## GIVEN PROBLEM
Quote the records in full and leave their pictures out.

## PROVIDED ENTRIES
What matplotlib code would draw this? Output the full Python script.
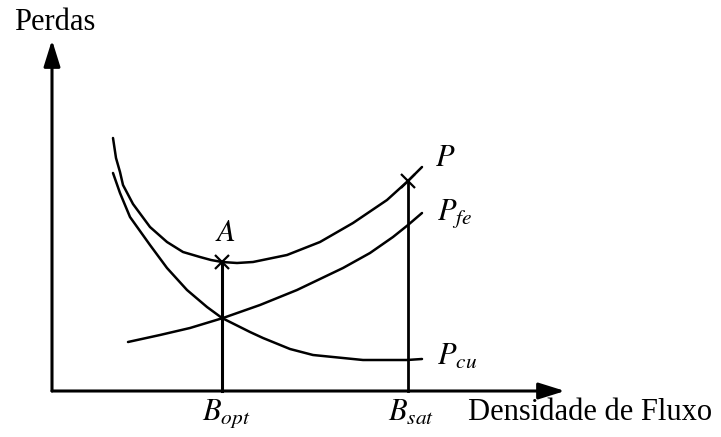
import matplotlib
matplotlib.use("Agg")
import matplotlib.pyplot as plt

plt.rcParams['font.family'] = ['Liberation Serif', 'DejaVu Serif']
plt.rcParams['mathtext.fontset'] = 'stix'

# curves (x = flux density, y = losses, arbitrary units)
b_total = [61, 64, 68, 71, 81, 98, 115, 131, 148, 159, 170, 185, 201, 235, 268, 301, 335, 356, 370]
p_total = [253, 233, 219, 206, 187, 164, 149, 139, 134, 131, 129, 128, 129, 136, 149, 168, 191, 210, 224]

b_cu = [61, 68, 78, 88, 98, 115, 135, 155, 170, 198, 211, 238, 261, 311, 355, 370]
p_cu = [218, 198, 174, 160, 146, 123, 101, 84, 73, 59, 53, 42, 36, 31, 31, 32]

b_fe = [76, 108, 138, 171, 208, 245, 291, 318, 341, 356, 370]
p_fe = [49, 56, 63, 73, 86, 101, 123, 138, 154, 166, 178]

b_opt = 170
b_sat = 356
p_opt = 129
p_sat = 210

fig = plt.figure(figsize=(7.21, 4.37), dpi=100)
ax = fig.add_axes([0, 0, 1, 1])
ax.set_xlim(-52, 669)
ax.set_ylim(-46, 391)
ax.axis('off')

# axes with arrows
arrow = dict(arrowstyle='-|>,head_length=1.6,head_width=0.5', lw=2.2,
             color='black', mutation_scale=10, shrinkA=0, shrinkB=0)
ax.annotate('', xy=(0, 351), xytext=(0, 0), arrowprops=arrow)
ax.annotate('', xy=(513, 0), xytext=(0, 0), arrowprops=arrow)

# curves
for xs, ys in [(b_total, p_total), (b_cu, p_cu), (b_fe, p_fe)]:
    ax.plot(xs, ys, color='black', lw=1.8, solid_capstyle='round',
            solid_joinstyle='round')

# verticals and markers
ax.plot([b_opt, b_opt], [0, p_opt], color='black', lw=2.2)
ax.plot([b_sat, b_sat], [0, p_sat], color='black', lw=2.0)
ax.plot([b_opt, b_sat], [p_opt, p_sat], linestyle='none', marker='x',
        markersize=10, mew=1.6, color='black')

# labels
ax.text(-38, 369, 'Perdas', fontsize=22, ha='left', va='center')
ax.text(416, -22, 'Densidade de Fluxo', fontsize=22, ha='left', va='center')
ax.text(b_opt + 3, p_opt + 14, '$A$', fontsize=22, ha='center', va='bottom')
ax.text(383, 233, '$P$', fontsize=22, ha='left', va='center')
ax.text(385, 178, '$P_{fe}$', fontsize=22, ha='left', va='center')
ax.text(385, 34, '$P_{cu}$', fontsize=22, ha='left', va='center')
ax.text(b_opt + 4, -22, '$B_{opt}$', fontsize=22, ha='center', va='center')
ax.text(b_sat + 3, -22, '$B_{sat}$', fontsize=22, ha='center', va='center')

fig.savefig('out.png', dpi=100)
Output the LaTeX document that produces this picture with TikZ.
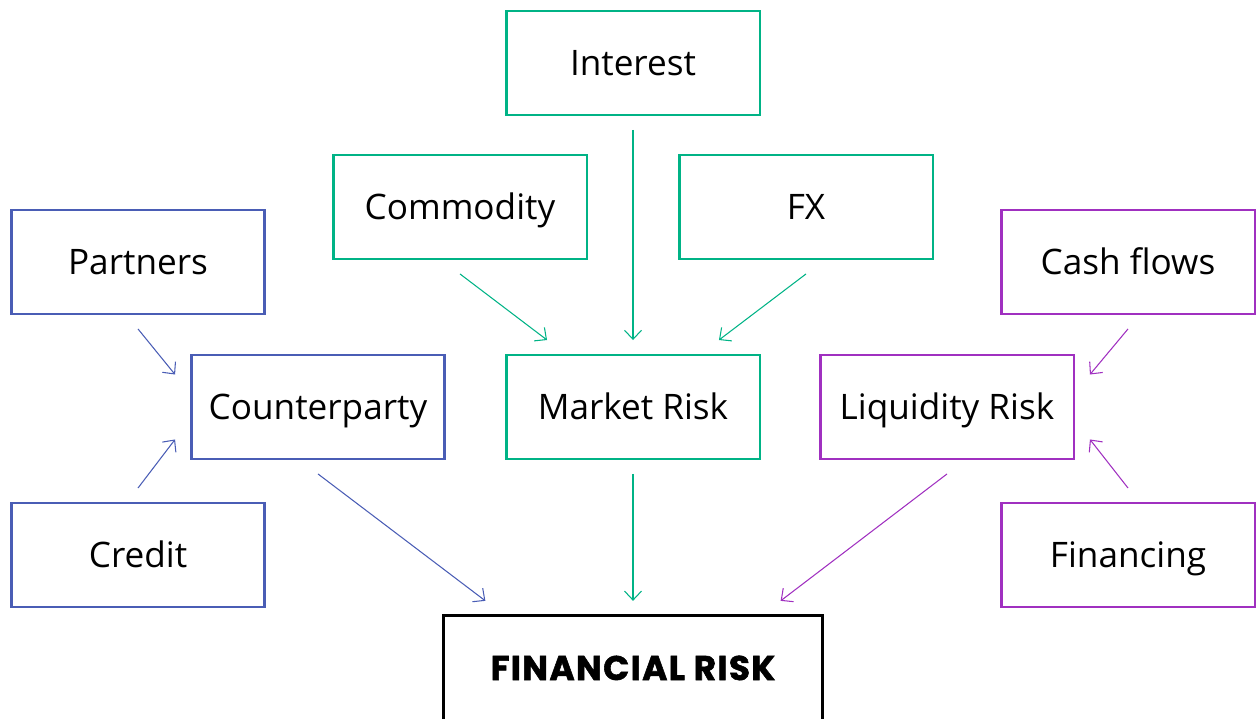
\documentclass[tikz,border=0pt]{standalone}
\usepackage{fontspec}
\setmainfont{Open Sans}
\newfontfamily\headfont{Poppins}[BoldFeatures={FakeBold=1.6,LetterSpace=4}]
\usepackage{xcolor}
\usepackage{tikz}
\usetikzlibrary{positioning,calc,arrows.meta}

\definecolor{cptblue}{HTML}{4A5DB5}
\definecolor{mktgreen}{HTML}{00B386}
\definecolor{liqpurple}{HTML}{A030C0}

\begin{document}
\begin{tikzpicture}[x=0.02cm,y=0.02cm,
    box/.style={draw, line width=1.4pt, minimum width=5.07cm, minimum height=2.09cm,
        inner sep=0pt, text height=14.3pt, text depth=0pt,
        font=\fontsize{20}{24}\selectfont},
    arr/.style={line width=0.6pt, -{Straight Barb[length=1.8mm,width=3.4mm]}}]
    \useasboundingbox (0,0) rectangle (1258,719);

    % Market risk
    \node[box, mktgreen] (interest) at (633,656) {\color{black}Interest};
    \node[box, mktgreen] (commodity) at (460,512) {\color{black}Commodity};
    \node[box, mktgreen] (fx) at (806,512) {\color{black}FX};
    \node[box, mktgreen] (market) at (633,312) {\color{black}Market Risk};

    % Counterparty
    \node[box, cptblue] (partners) at (138,457) {\color{black}Partners};
    \node[box, cptblue] (credit) at (138,164) {\color{black}Credit};
    \node[box, cptblue] (counter) at (318,312) {\color{black}Counterparty};

    % Liquidity
    \node[box, liqpurple] (cashflows) at (1128,457) {\color{black}Cash flows};
    \node[box, liqpurple] (financing) at (1128,164) {\color{black}Financing};
    \node[box, liqpurple] (liquidity) at (947,312) {\color{black}Liquidity Risk};

    % Financial risk
    \node[box, black, line width=1.6pt, minimum width=7.57cm, text height=13.7pt,
        font=\headfont\bfseries\fontsize{19.5}{24}\selectfont]
        (financial) at (633,51) {FINANCIAL RISK};

    % arrows
    \draw[arr, mktgreen] ([yshift=-0.27cm]interest.south) -- ([yshift=0.27cm]market.north);
    \draw[arr, mktgreen] ([yshift=-0.27cm]commodity.south) -- ([xshift=0.84cm,yshift=0.27cm]market.north west);
    \draw[arr, mktgreen] ([yshift=-0.27cm]fx.south) -- ([xshift=-0.84cm,yshift=0.27cm]market.north east);

    \draw[arr, cptblue] ([yshift=-0.27cm]partners.south) -- ([xshift=-0.3cm,yshift=-0.42cm]counter.north west);
    \draw[arr, cptblue] ([yshift=0.27cm]credit.north) -- ([xshift=-0.3cm,yshift=0.42cm]counter.south west);

    \draw[arr, liqpurple] ([yshift=-0.27cm]cashflows.south) -- ([xshift=0.3cm,yshift=-0.42cm]liquidity.north east);
    \draw[arr, liqpurple] ([yshift=0.27cm]financing.north) -- ([xshift=0.3cm,yshift=0.42cm]liquidity.south east);

    \draw[arr, cptblue] ([yshift=-0.27cm]counter.south) -- ([xshift=0.86cm,yshift=0.27cm]financial.north west);
    \draw[arr, mktgreen] ([yshift=-0.27cm]market.south) -- ([yshift=0.27cm]financial.north);
    \draw[arr, liqpurple] ([yshift=-0.27cm]liquidity.south) -- ([xshift=-0.86cm,yshift=0.27cm]financial.north east);
\end{tikzpicture}
\end{document}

## RESULT FOR THIS EXERCISE
What matplotlib code would draw this? Output the full Python script.
import matplotlib
matplotlib.use("Agg")
import matplotlib.pyplot as plt

plt.rcParams['font.family'] = ['Liberation Serif', 'DejaVu Serif']
plt.rcParams['mathtext.fontset'] = 'stix'

# curves (x = flux density, y = losses, arbitrary units)
b_total = [61, 64, 68, 71, 81, 98, 115, 131, 148, 159, 170, 185, 201, 235, 268, 301, 335, 356, 370]
p_total = [253, 233, 219, 206, 187, 164, 149, 139, 134, 131, 129, 128, 129, 136, 149, 168, 191, 210, 224]

b_cu = [61, 68, 78, 88, 98, 115, 135, 155, 170, 198, 211, 238, 261, 311, 355, 370]
p_cu = [218, 198, 174, 160, 146, 123, 101, 84, 73, 59, 53, 42, 36, 31, 31, 32]

b_fe = [76, 108, 138, 171, 208, 245, 291, 318, 341, 356, 370]
p_fe = [49, 56, 63, 73, 86, 101, 123, 138, 154, 166, 178]

b_opt = 170
b_sat = 356
p_opt = 129
p_sat = 210

fig = plt.figure(figsize=(7.21, 4.37), dpi=100)
ax = fig.add_axes([0, 0, 1, 1])
ax.set_xlim(-52, 669)
ax.set_ylim(-46, 391)
ax.axis('off')

# axes with arrows
arrow = dict(arrowstyle='-|>,head_length=1.6,head_width=0.5', lw=2.2,
             color='black', mutation_scale=10, shrinkA=0, shrinkB=0)
ax.annotate('', xy=(0, 351), xytext=(0, 0), arrowprops=arrow)
ax.annotate('', xy=(513, 0), xytext=(0, 0), arrowprops=arrow)

# curves
for xs, ys in [(b_total, p_total), (b_cu, p_cu), (b_fe, p_fe)]:
    ax.plot(xs, ys, color='black', lw=1.8, solid_capstyle='round',
            solid_joinstyle='round')

# verticals and markers
ax.plot([b_opt, b_opt], [0, p_opt], color='black', lw=2.2)
ax.plot([b_sat, b_sat], [0, p_sat], color='black', lw=2.0)
ax.plot([b_opt, b_sat], [p_opt, p_sat], linestyle='none', marker='x',
        markersize=10, mew=1.6, color='black')

# labels
ax.text(-38, 369, 'Perdas', fontsize=22, ha='left', va='center')
ax.text(416, -22, 'Densidade de Fluxo', fontsize=22, ha='left', va='center')
ax.text(b_opt + 3, p_opt + 14, '$A$', fontsize=22, ha='center', va='bottom')
ax.text(383, 233, '$P$', fontsize=22, ha='left', va='center')
ax.text(385, 178, '$P_{fe}$', fontsize=22, ha='left', va='center')
ax.text(385, 34, '$P_{cu}$', fontsize=22, ha='left', va='center')
ax.text(b_opt + 4, -22, '$B_{opt}$', fontsize=22, ha='center', va='center')
ax.text(b_sat + 3, -22, '$B_{sat}$', fontsize=22, ha='center', va='center')

fig.savefig('out.png', dpi=100)
Output the LaTeX document that produces this picture with TikZ.
\documentclass[tikz,border=0pt]{standalone}
\usepackage{fontspec}
\setmainfont{Open Sans}
\newfontfamily\headfont{Poppins}[BoldFeatures={FakeBold=1.6,LetterSpace=4}]
\usepackage{xcolor}
\usepackage{tikz}
\usetikzlibrary{positioning,calc,arrows.meta}

\definecolor{cptblue}{HTML}{4A5DB5}
\definecolor{mktgreen}{HTML}{00B386}
\definecolor{liqpurple}{HTML}{A030C0}

\begin{document}
\begin{tikzpicture}[x=0.02cm,y=0.02cm,
    box/.style={draw, line width=1.4pt, minimum width=5.07cm, minimum height=2.09cm,
        inner sep=0pt, text height=14.3pt, text depth=0pt,
        font=\fontsize{20}{24}\selectfont},
    arr/.style={line width=0.6pt, -{Straight Barb[length=1.8mm,width=3.4mm]}}]
    \useasboundingbox (0,0) rectangle (1258,719);

    % Market risk
    \node[box, mktgreen] (interest) at (633,656) {\color{black}Interest};
    \node[box, mktgreen] (commodity) at (460,512) {\color{black}Commodity};
    \node[box, mktgreen] (fx) at (806,512) {\color{black}FX};
    \node[box, mktgreen] (market) at (633,312) {\color{black}Market Risk};

    % Counterparty
    \node[box, cptblue] (partners) at (138,457) {\color{black}Partners};
    \node[box, cptblue] (credit) at (138,164) {\color{black}Credit};
    \node[box, cptblue] (counter) at (318,312) {\color{black}Counterparty};

    % Liquidity
    \node[box, liqpurple] (cashflows) at (1128,457) {\color{black}Cash flows};
    \node[box, liqpurple] (financing) at (1128,164) {\color{black}Financing};
    \node[box, liqpurple] (liquidity) at (947,312) {\color{black}Liquidity Risk};

    % Financial risk
    \node[box, black, line width=1.6pt, minimum width=7.57cm, text height=13.7pt,
        font=\headfont\bfseries\fontsize{19.5}{24}\selectfont]
        (financial) at (633,51) {FINANCIAL RISK};

    % arrows
    \draw[arr, mktgreen] ([yshift=-0.27cm]interest.south) -- ([yshift=0.27cm]market.north);
    \draw[arr, mktgreen] ([yshift=-0.27cm]commodity.south) -- ([xshift=0.84cm,yshift=0.27cm]market.north west);
    \draw[arr, mktgreen] ([yshift=-0.27cm]fx.south) -- ([xshift=-0.84cm,yshift=0.27cm]market.north east);

    \draw[arr, cptblue] ([yshift=-0.27cm]partners.south) -- ([xshift=-0.3cm,yshift=-0.42cm]counter.north west);
    \draw[arr, cptblue] ([yshift=0.27cm]credit.north) -- ([xshift=-0.3cm,yshift=0.42cm]counter.south west);

    \draw[arr, liqpurple] ([yshift=-0.27cm]cashflows.south) -- ([xshift=0.3cm,yshift=-0.42cm]liquidity.north east);
    \draw[arr, liqpurple] ([yshift=0.27cm]financing.north) -- ([xshift=0.3cm,yshift=0.42cm]liquidity.south east);

    \draw[arr, cptblue] ([yshift=-0.27cm]counter.south) -- ([xshift=0.86cm,yshift=0.27cm]financial.north west);
    \draw[arr, mktgreen] ([yshift=-0.27cm]market.south) -- ([yshift=0.27cm]financial.north);
    \draw[arr, liqpurple] ([yshift=-0.27cm]liquidity.south) -- ([xshift=-0.86cm,yshift=0.27cm]financial.north east);
\end{tikzpicture}
\end{document}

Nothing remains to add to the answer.